WHAT IS BEING ASKED: Your task is to give the listing below back word for word, pictures excluded.

Entries with chart source code:
--- Start ---
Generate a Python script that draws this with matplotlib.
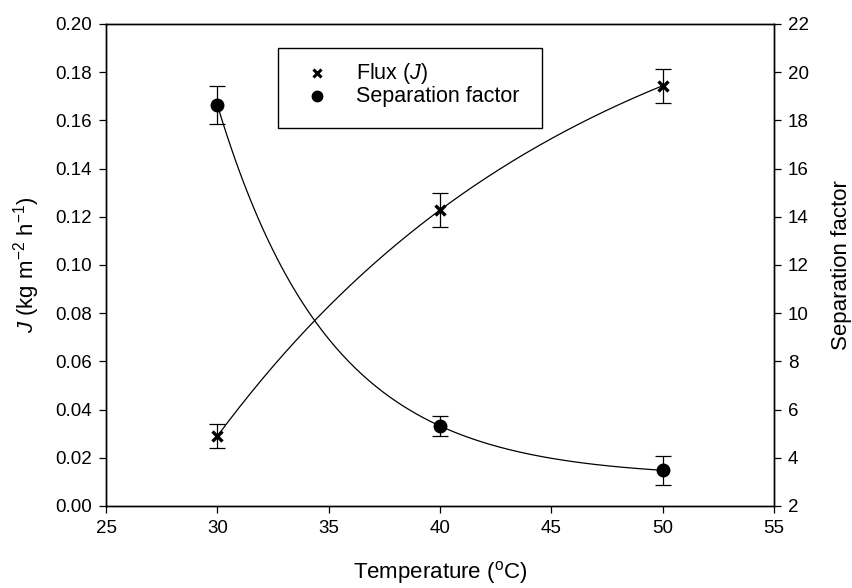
import numpy as np
import matplotlib
matplotlib.use("Agg")
import matplotlib.pyplot as plt
from matplotlib.patches import Rectangle

plt.rcParams["font.family"] = ["Liberation Sans", "DejaVu Sans"]
plt.rcParams["mathtext.fontset"] = "custom"
plt.rcParams["mathtext.rm"] = "Liberation Sans"
plt.rcParams["mathtext.it"] = "Liberation Sans:italic"

# data
temperature = [30, 40, 50]
flux = [0.029, 0.1228, 0.1744]
flux_err = [0.005, 0.007, 0.007]
sep_factor = [18.64, 5.32, 3.48]
sep_err = [0.8, 0.4, 0.6]

x_ticks = [25, 30, 35, 40, 45, 50, 55]
flux_ticks = [0.00, 0.02, 0.04, 0.06, 0.08, 0.10, 0.12, 0.14, 0.16, 0.18, 0.20]
sep_ticks = [2, 4, 6, 8, 10, 12, 14, 16, 18, 20, 22]


def exp_fit(x, y, xs):
    # three-point exponential curve through the equally spaced points
    d1 = y[1] - y[0]
    d2 = y[2] - y[1]
    r = d2 / d1
    a = d1 / (1 - r)
    step = x[1] - x[0]
    return y[0] + a * (1 - r ** ((xs - x[0]) / step))


xs = np.linspace(temperature[0], temperature[-1], 200)

fig = plt.figure(figsize=(8.53, 5.88), dpi=100)
ax = fig.add_axes([0.1243, 0.1395, 0.7831, 0.8197])
ax2 = ax.twinx()

ax.plot(xs, exp_fit(temperature, flux, xs), color="black", lw=0.9)
ax.errorbar(temperature, flux, yerr=flux_err, fmt="none", ecolor="black",
            elinewidth=0.9, capsize=5.5, capthick=0.9)
ax.plot(temperature, flux, "x", color="black", ms=7.5, mew=2.4)

ax2.plot(xs, exp_fit(temperature, sep_factor, xs), color="black", lw=0.9)
ax2.errorbar(temperature, sep_factor, yerr=sep_err, fmt="none", ecolor="black",
             elinewidth=0.9, capsize=5.5, capthick=0.9)
ax2.plot(temperature, sep_factor, "o", color="black", ms=9)

ax.set_xlim(25, 55)
ax.set_ylim(0, 0.20)
ax2.set_ylim(2, 22)
ax.set_xticks(x_ticks)
ax.set_yticks(flux_ticks)
ax.set_yticklabels([f"{v:.2f}" for v in flux_ticks])
ax2.set_yticks(sep_ticks)

for a in (ax, ax2):
    a.tick_params(direction="out", length=5, width=0.9, labelsize=13.5, pad=5)
    for s in a.spines.values():
        s.set_linewidth(1.0)

ax.set_xlabel("Temperature ($\\mathrm{^{o}}$C)", fontsize=16, labelpad=16)
ax.set_ylabel("$J$ (kg m$^{-2}$ h$^{-1}$)", fontsize=16, labelpad=10)
ax2.set_ylabel("Separation factor", fontsize=16, labelpad=16)

# legend box drawn by hand to match the original layout
ax2.add_patch(Rectangle((0.2575, 0.7842), 0.3952, 0.166, transform=ax2.transAxes,
                        fill=True, facecolor="white", edgecolor="black", lw=1.0,
                        clip_on=False, zorder=5))
ax2.plot([0.3159], [0.8973], "x", color="black", ms=6, mew=2.2,
         transform=ax2.transAxes, clip_on=False, zorder=6)
ax2.plot([0.3159], [0.8496], "o", color="black", ms=7.5,
         transform=ax2.transAxes, clip_on=False, zorder=6)
ax2.text(0.3743, 0.8973, "Flux ($J$)", fontsize=15.5, va="center", ha="left",
         transform=ax2.transAxes, zorder=6)
ax2.text(0.3743, 0.8496, "Separation factor", fontsize=15.5, va="center",
         ha="left", transform=ax2.transAxes, zorder=6)

fig.savefig("out.png", dpi=100)
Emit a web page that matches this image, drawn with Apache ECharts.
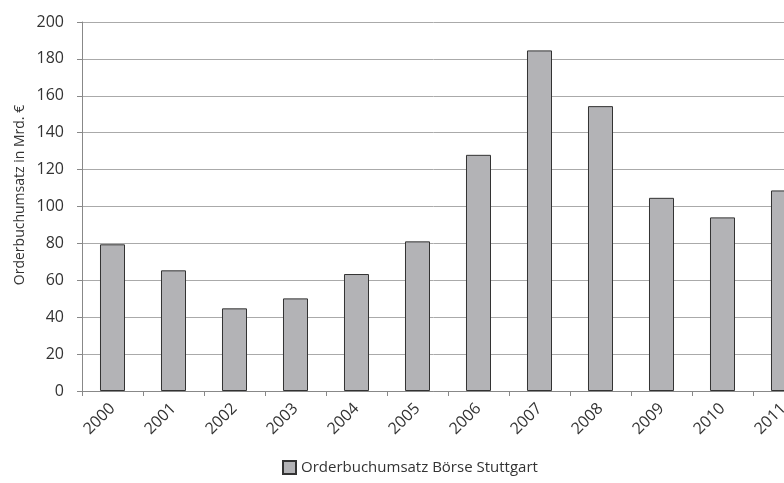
--- End ---
REPLY TO THE TASK:
Generate a Python script that draws this with matplotlib.
import numpy as np
import matplotlib
matplotlib.use("Agg")
import matplotlib.pyplot as plt
from matplotlib.patches import Rectangle

plt.rcParams["font.family"] = ["Liberation Sans", "DejaVu Sans"]
plt.rcParams["mathtext.fontset"] = "custom"
plt.rcParams["mathtext.rm"] = "Liberation Sans"
plt.rcParams["mathtext.it"] = "Liberation Sans:italic"

# data
temperature = [30, 40, 50]
flux = [0.029, 0.1228, 0.1744]
flux_err = [0.005, 0.007, 0.007]
sep_factor = [18.64, 5.32, 3.48]
sep_err = [0.8, 0.4, 0.6]

x_ticks = [25, 30, 35, 40, 45, 50, 55]
flux_ticks = [0.00, 0.02, 0.04, 0.06, 0.08, 0.10, 0.12, 0.14, 0.16, 0.18, 0.20]
sep_ticks = [2, 4, 6, 8, 10, 12, 14, 16, 18, 20, 22]


def exp_fit(x, y, xs):
    # three-point exponential curve through the equally spaced points
    d1 = y[1] - y[0]
    d2 = y[2] - y[1]
    r = d2 / d1
    a = d1 / (1 - r)
    step = x[1] - x[0]
    return y[0] + a * (1 - r ** ((xs - x[0]) / step))


xs = np.linspace(temperature[0], temperature[-1], 200)

fig = plt.figure(figsize=(8.53, 5.88), dpi=100)
ax = fig.add_axes([0.1243, 0.1395, 0.7831, 0.8197])
ax2 = ax.twinx()

ax.plot(xs, exp_fit(temperature, flux, xs), color="black", lw=0.9)
ax.errorbar(temperature, flux, yerr=flux_err, fmt="none", ecolor="black",
            elinewidth=0.9, capsize=5.5, capthick=0.9)
ax.plot(temperature, flux, "x", color="black", ms=7.5, mew=2.4)

ax2.plot(xs, exp_fit(temperature, sep_factor, xs), color="black", lw=0.9)
ax2.errorbar(temperature, sep_factor, yerr=sep_err, fmt="none", ecolor="black",
             elinewidth=0.9, capsize=5.5, capthick=0.9)
ax2.plot(temperature, sep_factor, "o", color="black", ms=9)

ax.set_xlim(25, 55)
ax.set_ylim(0, 0.20)
ax2.set_ylim(2, 22)
ax.set_xticks(x_ticks)
ax.set_yticks(flux_ticks)
ax.set_yticklabels([f"{v:.2f}" for v in flux_ticks])
ax2.set_yticks(sep_ticks)

for a in (ax, ax2):
    a.tick_params(direction="out", length=5, width=0.9, labelsize=13.5, pad=5)
    for s in a.spines.values():
        s.set_linewidth(1.0)

ax.set_xlabel("Temperature ($\\mathrm{^{o}}$C)", fontsize=16, labelpad=16)
ax.set_ylabel("$J$ (kg m$^{-2}$ h$^{-1}$)", fontsize=16, labelpad=10)
ax2.set_ylabel("Separation factor", fontsize=16, labelpad=16)

# legend box drawn by hand to match the original layout
ax2.add_patch(Rectangle((0.2575, 0.7842), 0.3952, 0.166, transform=ax2.transAxes,
                        fill=True, facecolor="white", edgecolor="black", lw=1.0,
                        clip_on=False, zorder=5))
ax2.plot([0.3159], [0.8973], "x", color="black", ms=6, mew=2.2,
         transform=ax2.transAxes, clip_on=False, zorder=6)
ax2.plot([0.3159], [0.8496], "o", color="black", ms=7.5,
         transform=ax2.transAxes, clip_on=False, zorder=6)
ax2.text(0.3743, 0.8973, "Flux ($J$)", fontsize=15.5, va="center", ha="left",
         transform=ax2.transAxes, zorder=6)
ax2.text(0.3743, 0.8496, "Separation factor", fontsize=15.5, va="center",
         ha="left", transform=ax2.transAxes, zorder=6)

fig.savefig("out.png", dpi=100)
Emit a web page that matches this image, drawn with Apache ECharts.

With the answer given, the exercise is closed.